## GIVEN INFORMATION

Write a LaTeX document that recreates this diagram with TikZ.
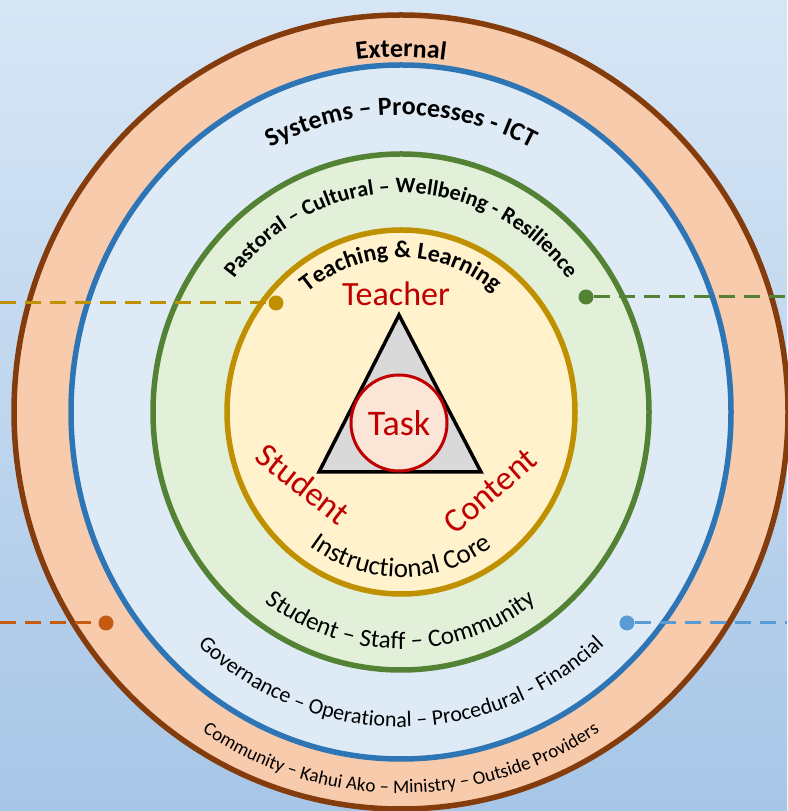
\documentclass[tikz,border=0pt]{standalone}
\usepackage{fontspec}
\setmainfont{Carlito}
\usetikzlibrary{calc,decorations.text}
\definecolor{skytop}{HTML}{D7E6F5}
\definecolor{skybot}{HTML}{A7C6E7}
\definecolor{extline}{HTML}{843C0C}
\definecolor{extfill}{HTML}{F8CBAD}
\definecolor{sysline}{HTML}{2E75B6}
\definecolor{sysfill}{HTML}{DEEBF7}
\definecolor{pasline}{HTML}{548235}
\definecolor{pasfill}{HTML}{E2F0D9}
\definecolor{tlline}{HTML}{BF9000}
\definecolor{tlfill}{HTML}{FFF2CC}
\definecolor{trigray}{HTML}{D9D9D9}
\definecolor{taskred}{HTML}{C00000}
\definecolor{taskfill}{HTML}{FBE5D6}
\definecolor{extdot}{HTML}{C55A11}
\definecolor{sysdot}{HTML}{5B9BD5}

\begin{document}
\begin{tikzpicture}[x=1pt,y=1pt,
  ring/.style={line width=5.5pt},
  dot/.style={circle,fill=#1,inner sep=0pt,minimum size=15pt},
  lead/.style={draw=#1,line width=3pt,dash pattern=on 16pt off 9pt},
  corner/.style={font=\fontsize{34}{34}\selectfont,text=taskred},
  ringtext/.style={decorate,decoration={text along path,text align=center,text={#1}}}]
\useasboundingbox (0,0) rectangle (787,811);
\shade[top color=skytop,bottom color=skybot] (0,0) rectangle (787,811);
\coordinate (C) at (401,399);
\foreach \rx/\ry/\lcol/\fcol in {387/397/extline/extfill,330/347/sysline/sysfill,248/258/pasline/pasfill,174/182/tlline/tlfill}
  \draw[ring,draw=\lcol,fill=\fcol] (C) ellipse[x radius=\rx,y radius=\ry];
\path[ringtext={|\bfseries\fontsize{26}{26}\selectfont|External}]
  ($(C)+(170:341 and 355)$) arc[start angle=170,end angle=10,x radius=341,y radius=355];
\path[ringtext={|\bfseries\fontsize{26}{26}\selectfont|Systems – Processes - ICT}]
  ($(C)+(170:285 and 297)$) arc[start angle=170,end angle=10,x radius=285,y radius=297];
\path[ringtext={|\bfseries\fontsize{22}{22}\selectfont|Pastoral – Cultural – Wellbeing - Resilience}]
  ($(C)+(170:210 and 219)$) arc[start angle=170,end angle=10,x radius=210,y radius=219];
\path[ringtext={|\bfseries\fontsize{24}{24}\selectfont|Teaching {\&} Learning}]
  ($(C)+(170:148 and 154)$) arc[start angle=170,end angle=10,x radius=148,y radius=154];
\path[ringtext={|\fontsize{27}{27}\selectfont|Instructional Core}]
  ($(C)+(190:158 and 165)$) arc[start angle=190,end angle=350,x radius=158,y radius=165];
\path[ringtext={|\fontsize{25}{25}\selectfont|Student – Staff – Community}]
  ($(C)+(190:228 and 237)$) arc[start angle=190,end angle=350,x radius=228,y radius=237];
\path[ringtext={|\fontsize{22}{22}\selectfont|Governance – Operational – Procedural - Financial}]
  ($(C)+(190:303 and 315)$) arc[start angle=190,end angle=350,x radius=303,y radius=315];
\path[ringtext={|\fontsize{19}{19}\selectfont|Community – Kahui Ako – Ministry – Outside Providers}]
  ($(C)+(190:366 and 381)$) arc[start angle=190,end angle=350,x radius=366,y radius=381];
\coordinate (apex) at (399,496);
\coordinate (baseR) at (481,339);
\coordinate (baseL) at (319,339);
\draw[line width=3.5pt,fill=trigray] (apex) -- (baseR) -- (baseL) -- cycle;
\node[circle,draw=taskred,fill=taskfill,line width=3pt,minimum size=96pt,inner sep=0pt,
  font=\fontsize{36}{36}\selectfont,text=taskred] (task) at (399,388) {Task};
\node[corner] (teacher) at (396,517) {Teacher};
\node[corner,rotate=-38] (student) at (303,327) {Student};
\node[corner,rotate=41] (content) at (490,320) {Content};
\node[dot=tlline] (tldot) at (276,508) {};
\node[dot=pasline] (pasdot) at (586,514) {};
\node[dot=extdot] (extdot) at (106,188) {};
\node[dot=sysdot] (sysdot) at (627,188) {};
\coordinate (tlend) at (0,508);
\coordinate (pasend) at (787,514);
\coordinate (extend) at (0,188);
\coordinate (sysend) at (787,188);
\draw[lead=tlline] (tlend) -- (tldot);
\draw[lead=pasline] (pasdot) -- (pasend);
\draw[lead=extdot] (extend) -- (extdot);
\draw[lead=sysdot] (sysdot) -- (sysend);
\end{tikzpicture}
\end{document}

## WRITTEN PROBLEM
Transcribe the listing above verbatim. Omit the pictures.

## ANSWER TO THE EXERCISE
Write a LaTeX document that recreates this diagram with TikZ.
\documentclass[tikz,border=0pt]{standalone}
\usepackage{fontspec}
\setmainfont{Carlito}
\usetikzlibrary{calc,decorations.text}
\definecolor{skytop}{HTML}{D7E6F5}
\definecolor{skybot}{HTML}{A7C6E7}
\definecolor{extline}{HTML}{843C0C}
\definecolor{extfill}{HTML}{F8CBAD}
\definecolor{sysline}{HTML}{2E75B6}
\definecolor{sysfill}{HTML}{DEEBF7}
\definecolor{pasline}{HTML}{548235}
\definecolor{pasfill}{HTML}{E2F0D9}
\definecolor{tlline}{HTML}{BF9000}
\definecolor{tlfill}{HTML}{FFF2CC}
\definecolor{trigray}{HTML}{D9D9D9}
\definecolor{taskred}{HTML}{C00000}
\definecolor{taskfill}{HTML}{FBE5D6}
\definecolor{extdot}{HTML}{C55A11}
\definecolor{sysdot}{HTML}{5B9BD5}

\begin{document}
\begin{tikzpicture}[x=1pt,y=1pt,
  ring/.style={line width=5.5pt},
  dot/.style={circle,fill=#1,inner sep=0pt,minimum size=15pt},
  lead/.style={draw=#1,line width=3pt,dash pattern=on 16pt off 9pt},
  corner/.style={font=\fontsize{34}{34}\selectfont,text=taskred},
  ringtext/.style={decorate,decoration={text along path,text align=center,text={#1}}}]
\useasboundingbox (0,0) rectangle (787,811);
\shade[top color=skytop,bottom color=skybot] (0,0) rectangle (787,811);
\coordinate (C) at (401,399);
\foreach \rx/\ry/\lcol/\fcol in {387/397/extline/extfill,330/347/sysline/sysfill,248/258/pasline/pasfill,174/182/tlline/tlfill}
  \draw[ring,draw=\lcol,fill=\fcol] (C) ellipse[x radius=\rx,y radius=\ry];
\path[ringtext={|\bfseries\fontsize{26}{26}\selectfont|External}]
  ($(C)+(170:341 and 355)$) arc[start angle=170,end angle=10,x radius=341,y radius=355];
\path[ringtext={|\bfseries\fontsize{26}{26}\selectfont|Systems – Processes - ICT}]
  ($(C)+(170:285 and 297)$) arc[start angle=170,end angle=10,x radius=285,y radius=297];
\path[ringtext={|\bfseries\fontsize{22}{22}\selectfont|Pastoral – Cultural – Wellbeing - Resilience}]
  ($(C)+(170:210 and 219)$) arc[start angle=170,end angle=10,x radius=210,y radius=219];
\path[ringtext={|\bfseries\fontsize{24}{24}\selectfont|Teaching {\&} Learning}]
  ($(C)+(170:148 and 154)$) arc[start angle=170,end angle=10,x radius=148,y radius=154];
\path[ringtext={|\fontsize{27}{27}\selectfont|Instructional Core}]
  ($(C)+(190:158 and 165)$) arc[start angle=190,end angle=350,x radius=158,y radius=165];
\path[ringtext={|\fontsize{25}{25}\selectfont|Student – Staff – Community}]
  ($(C)+(190:228 and 237)$) arc[start angle=190,end angle=350,x radius=228,y radius=237];
\path[ringtext={|\fontsize{22}{22}\selectfont|Governance – Operational – Procedural - Financial}]
  ($(C)+(190:303 and 315)$) arc[start angle=190,end angle=350,x radius=303,y radius=315];
\path[ringtext={|\fontsize{19}{19}\selectfont|Community – Kahui Ako – Ministry – Outside Providers}]
  ($(C)+(190:366 and 381)$) arc[start angle=190,end angle=350,x radius=366,y radius=381];
\coordinate (apex) at (399,496);
\coordinate (baseR) at (481,339);
\coordinate (baseL) at (319,339);
\draw[line width=3.5pt,fill=trigray] (apex) -- (baseR) -- (baseL) -- cycle;
\node[circle,draw=taskred,fill=taskfill,line width=3pt,minimum size=96pt,inner sep=0pt,
  font=\fontsize{36}{36}\selectfont,text=taskred] (task) at (399,388) {Task};
\node[corner] (teacher) at (396,517) {Teacher};
\node[corner,rotate=-38] (student) at (303,327) {Student};
\node[corner,rotate=41] (content) at (490,320) {Content};
\node[dot=tlline] (tldot) at (276,508) {};
\node[dot=pasline] (pasdot) at (586,514) {};
\node[dot=extdot] (extdot) at (106,188) {};
\node[dot=sysdot] (sysdot) at (627,188) {};
\coordinate (tlend) at (0,508);
\coordinate (pasend) at (787,514);
\coordinate (extend) at (0,188);
\coordinate (sysend) at (787,188);
\draw[lead=tlline] (tlend) -- (tldot);
\draw[lead=pasline] (pasdot) -- (pasend);
\draw[lead=extdot] (extend) -- (extdot);
\draw[lead=sysdot] (sysdot) -- (sysend);
\end{tikzpicture}
\end{document}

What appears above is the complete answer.